Cela favorise l’émergence dans la conscience des travailleurs et usagers d’une philosophie de solidarité et de partage des ressources non monétisé. Si l’énergie est un bien commun, sa circulation doit alors être garantie par la République.

La désignation de l’énergie comme bien commun fait l’objet d’un consensus général même si ce terme n’est pas clairement exprimé dans le monde politique. Une mandature aussi gauchiste que celle de François Hollande n’a-t-elle pas reconnu le droit à l’énergie, pour les plus modestes dans une loi du 17 Août 2015, devenu l’article 100-1 Code de l’Energie ? (7) Le texte de cette loi a des accents d’Avenir en Commun même s’il est faiblement appliqué !

Par exemple : « La politique énergétique…2°… réduit la dépendance aux importations …4° Préserve la santé humaine et l’environnement…en garantissant la sûreté nucléaire..5° Garantit la cohésion sociale et territoriale en assurant un droit d’accès à tous les ménages à l’énergie sans coût excessif…6°Luttte contre la précarité énergétique… »

L’Avenir en Commun, ce programme qui prépare l’avènement d’une société fraternelle entre les humains et le Vivant, propose la création d’un grand Pôle public de l’Energie au service de tous.
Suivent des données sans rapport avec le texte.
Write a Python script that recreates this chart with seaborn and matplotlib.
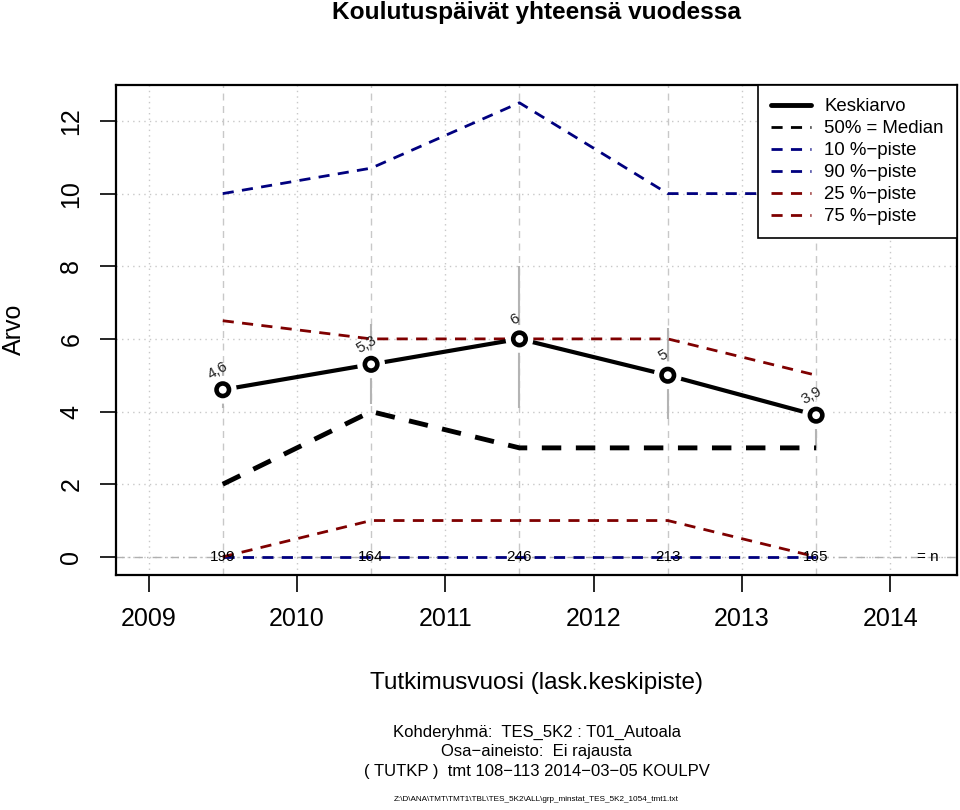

Il prévoit la gratuité des premiers kilowattheures d’électricité et mètres cubes de gaz et d’eau pour les particuliers et des tarifs progressifs bénéficiant aux petites entreprises.

Il s’agit de remettre l’énergie entre les mains d’un Etat souverain, démocratique et indépendant des fluctuations du marché mondial. L’action des Robins des Bois va dans ce sens. L’idée d’une appropriation de l’Energie par le peuple fait son chemin.

La lutte contre la réforme inique des retraites permet de mettre à jour non seulement la brutalité du néolibéralisme mais également la force de l’unité. Il souligne la nécessité d’un pouvoir partagé entre tous les citoyens en vue de l’avènement d’un bien- être commun ce que nous appelons la VIe République.